Failure to Teach the Next Generation (Judges 2:6-10)

Judges 2:7 states, “The people served Yahweh all the days of Joshua, and all the days of the elders who survived Joshua, who had seen all the great work of Yahweh which He had done for Israel.” However, after Joshua and all that generation that had followed him died, “there arose generation after them that did not know Yahweh, nor yet the work which He had done for Israel” (vs. 8-10). It may seem incredible that a nation can so quickly turn from its own cultural heritage, but history records it happening over and over again both within individual families and nationally. It happens because the early generation does not teach the succeeding generation its history in declaring the mighty deeds of God to them. A people that are separated from their past lose the historical perspective of God’s hand at work as well as their own heritage. This makes them very susceptible to being led astray by the lies of those with evil motives, or by their own selfish desires. To this is added the more serious failure to follow Moses’ command in Deuteronomy 6 to love Yawheh with all your heart, soul, and strength and diligently teach your children to know Him, His ways and His commands. It is not uncommon that the descendants of very godly individuals will have turned away from the faith by the third or fourth generation. What was much on their own heart was less so to their children and then even less to their grandchildren, and the following generation will not even have a memory of their godly ancestors. How many of you know much of anything about your great-grandparents?

Idolatry (Judges 2:11-3:4)

Without a memory of what Yahweh had done, they also did not know Him or His commands resulting in them violating them by serving the false gods of the people in the land who were around them and bowing down to Baal and Asheroth. When this happened, Yahweh would turn against them in His anger and fulfill the warnings He had given them resulting in them being severely distressed from being plundered and sold in to the hands of their enemies (vs. 11-15). However, the punishment was not only the just response for their sins, but it also had a positive purpose in turning them back to Yahweh. When they would turn back and cry out to Him, Yahweh was true to His promise. He would be moved to pity by their groaning because of their oppression and He would deliver them by raising up a judge to deliver them (vs. 16,18).

These were not judges in the sense that we think of them as those who decide the law between to parties in a law suit, but rather individuals whom God would raise up to be the head some portion of Israel. They would then direct that portion of the nation to make peace or war and lead the armies over whom they presided.

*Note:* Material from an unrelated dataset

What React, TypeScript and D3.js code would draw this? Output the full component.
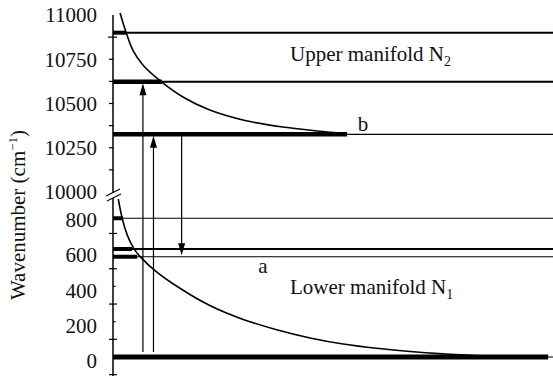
import React from "react";
import * as d3 from "d3";

// Energy levels (cm^-1) and the population drawn as a thick bar on each level
const upperLevels = [10900, 10623, 10326];
const upperPopulation = [0.03, 0.111, 0.532];
const upperWidths = [2, 2, 1.2];
const lowerLevels = [786, 612, 568, 0];
const lowerPopulation = [0.023, 0.043, 0.055, 0.989];
const lowerWidths = [1.2, 2, 1.2, 1];

// Thermal population curves: [relative population, wavenumber]
const upperCurve: [number, number][] = [
  [0.016, 11011], [0.03, 10900], [0.045, 10802], [0.068, 10718], [0.111, 10621],
  [0.159, 10537], [0.22, 10463], [0.3, 10404], [0.386, 10367], [0.464, 10345],
  [0.532, 10331],
];
const lowerCurve: [number, number][] = [
  [0.012, 895], [0.02, 786], [0.032, 686], [0.047, 612], [0.061, 568],
  [0.0916, 493], [0.145, 398], [0.22, 285], [0.296, 210], [0.372, 153],
  [0.448, 106], [0.523, 72], [0.599, 49], [0.675, 30], [0.75, 17],
  [0.827, 7], [0.88, 2], [0.95, 0],
];

// Transitions: position, start level, end level
const transitions = [
  { p: 0.068, from: 0, to: 10623 },
  { p: 0.092, from: 0, to: 10326 },
  { p: 0.156, from: 10326, to: 568 },
];

const upperTickLabels = [11000, 10750, 10500, 10250, 10000];
const upperMinorTicks = [10125, 10250, 10375, 10500, 10625, 10750, 10875];
const lowerTickLabels = [800, 600, 400, 200, 0];
const lowerCrossTicks = [700, 500, 300, 100, -100];
const lowerSmallTicks = [400, 200];

const W = 553;
const H = 377;
const axisX = 113;

const x = d3.scaleLinear().domain([0, 1]).range([axisX, 553]);
const yUp = d3.scaleLinear().domain([10000, 11000]).range([192, 15]);
const yLo = d3.scaleLinear().domain([0, 800]).range([357, 215.8]);

// Map a wavenumber to the right panel of the broken axis
const yOf = (v: number) => (v >= 5000 ? yUp(v) : yLo(v));

const txt: React.CSSProperties = { fontFamily: "Liberation Serif", fill: "#111" };
const fs = 21;

export default function App() {
  const curveUp = d3
    .line<[number, number]>()
    .x((d) => x(d[0]))
    .y((d) => yUp(d[1]))
    .curve(d3.curveCatmullRom.alpha(0.5))(upperCurve) as string;
  const curveLo = d3
    .line<[number, number]>()
    .x((d) => x(d[0]))
    .y((d) => yLo(d[1]))
    .curve(d3.curveBasis)(lowerCurve) as string;

  const head = (xp: number, yTip: number, dir: number) => {
    const len = 12;
    const hw = 3.5;
    return `M${xp},${yTip} L${xp - hw},${yTip + dir * len} L${xp + hw},${yTip + dir * len} Z`;
  };

  return (
    <svg width={W} height={H} style={{ position: "absolute", left: 0, top: 0, background: "#fff" }}>
      {/* axis with a break between the two manifolds */}
      <line x1={axisX} x2={axisX} y1={yUp(11000)} y2={193} stroke="#000" strokeWidth={1.5} />
      <line x1={axisX} x2={axisX} y1={198} y2={376} stroke="#000" strokeWidth={1.5} />
      <line x1={106} y1={196} x2={120} y2={189} stroke="#000" strokeWidth={1.2} />
      <line x1={107} y1={201} x2={121} y2={194} stroke="#000" strokeWidth={1.2} />

      {upperMinorTicks.map((t) => (
        <line
          key={"um" + t}
          x1={t === 10875 ? 108 : 109}
          x2={t === 10875 ? 117 : axisX}
          y1={yUp(t)}
          y2={yUp(t)}
          stroke="#000"
          strokeWidth={1.2}
        />
      ))}
      {lowerCrossTicks.map((t) => (
        <line key={"lc" + t} x1={109} x2={117} y1={yLo(t)} y2={yLo(t)} stroke="#000" strokeWidth={1.2} />
      ))}
      {lowerSmallTicks.map((t) => (
        <line key={"ls" + t} x1={axisX} x2={115.5} y1={yLo(t)} y2={yLo(t)} stroke="#000" strokeWidth={1.2} />
      ))}

      {upperTickLabels.map((t) => (
        <text key={"ul" + t} x={97} y={yUp(t)} dy="0.35em" textAnchor="end" fontSize={fs} style={txt}>
          {t}
        </text>
      ))}
      {lowerTickLabels.map((t) => (
        <text key={"ll" + t} x={97} y={yLo(t) + 4} dy="0.35em" textAnchor="end" fontSize={fs} style={txt}>
          {t}
        </text>
      ))}

      <text transform={`translate(25,${215}) rotate(-90)`} textAnchor="middle" fontSize={fs} style={txt}>
        Wavenumber (cm
        <tspan fontSize={13} dy={-8}>−1</tspan>
        <tspan dy={8}>)</tspan>
      </text>

      {/* energy levels */}
      {upperLevels.map((v, i) => (
        <g key={"u" + v}>
          <line x1={axisX} x2={W} y1={yUp(v)} y2={yUp(v)} stroke="#000" strokeWidth={upperWidths[i]} />
          <line x1={axisX} x2={x(upperPopulation[i])} y1={yUp(v)} y2={yUp(v)} stroke="#000" strokeWidth={i === 0 ? 4 : 4.5} />
        </g>
      ))}
      {lowerLevels.map((v, i) => (
        <g key={"l" + v}>
          <line x1={axisX} x2={W} y1={yLo(v)} y2={yLo(v)} stroke="#000" strokeWidth={lowerWidths[i]} />
          <line x1={axisX} x2={x(lowerPopulation[i])} y1={yLo(v)} y2={yLo(v)} stroke="#000" strokeWidth={v === 0 ? 5 : 4} />
        </g>
      ))}

      {/* population curves */}
      <path d={curveUp} fill="none" stroke="#000" strokeWidth={1.6} />
      <path d={curveLo} fill="none" stroke="#000" strokeWidth={1.6} />

      {/* transitions */}
      {transitions.map((t, i) => {
        const xp = x(t.p);
        const y0 = t.from === 0 ? yOf(t.from) - 5 : yOf(t.from);
        const y1 = yOf(t.to);
        const dir = y1 < y0 ? 1 : -1;
        return (
          <g key={"t" + i}>
            <line x1={xp} x2={xp} y1={y0} y2={y1 + dir * 6} stroke="#000" strokeWidth={1.2} />
            <path d={head(xp, y1 + dir * 1.5, dir)} fill="#000" />
          </g>
        );
      })}

      <text x={290} y={61} fontSize={fs} style={txt}>
        Upper manifold N<tspan fontSize={14} dy={5}>2</tspan>
      </text>
      <text x={290} y={294} fontSize={fs} style={txt}>
        Lower manifold N<tspan fontSize={14} dy={5}>1</tspan>
      </text>
      <text x={263} y={273} fontSize={fs} textAnchor="middle" style={txt}>a</text>
      <text x={363} y={131} fontSize={fs} textAnchor="middle" style={txt}>b</text>
    </svg>
  );
}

They would also reign with sovereign power to administer justice the remaining years of their life.

However, the cycle would then repeat itself because even while the judge was alive the people did not always listen, and when the judge died, the next generation would turn away from Yahweh and act corruptly disobeying the His commands and bowing down to the gods of the surrounding nations (vs. 17, 19-20). Yahweh would then allow those surrounding nations to suppress them again as the means of chastisement. It was because of this that Yahweh would no longer drive out before them the nations which were still left when Joshua died. They would become a test whether Israel would walk in the ways of Yahweh or not (vs. 20-23). Among the nations left for this purpose were the five Lords of the Philistines, all the Canaanites, as well as the Sidonians and Hivites that lived in Mount Lebanon (Judges 3:1-4).

Intermarriage with the Heathen (Judges 3:5,6)

A major factor in these heathen nations being able to influence Israel was intermarriage with them. This was in direct violation of Yahweh’s command in Deuteronomy 7:3 that they were not to intermarry with them. The results were just what Yahweh had warned them since their children were taught foreign ways to turn away from Yahweh to serve false gods. This in turn would result in them being cursed by Yahweh just as He had warned.

The cycles of judges began with their failure to fully obey Yahweh to drive out the pagan nations and allowing them to remain. The pagan nations then influenced Israel to worship their false gods. Intermarriage with them made that influence much stronger. When they turned from Yahweh to serve the idols, Yahweh would turn from them and allow the curses they had been warned about to come upon them resulting in oppression. Confession of sin and repentance would bring them back to Yahweh who would deliver them and restore their blessings.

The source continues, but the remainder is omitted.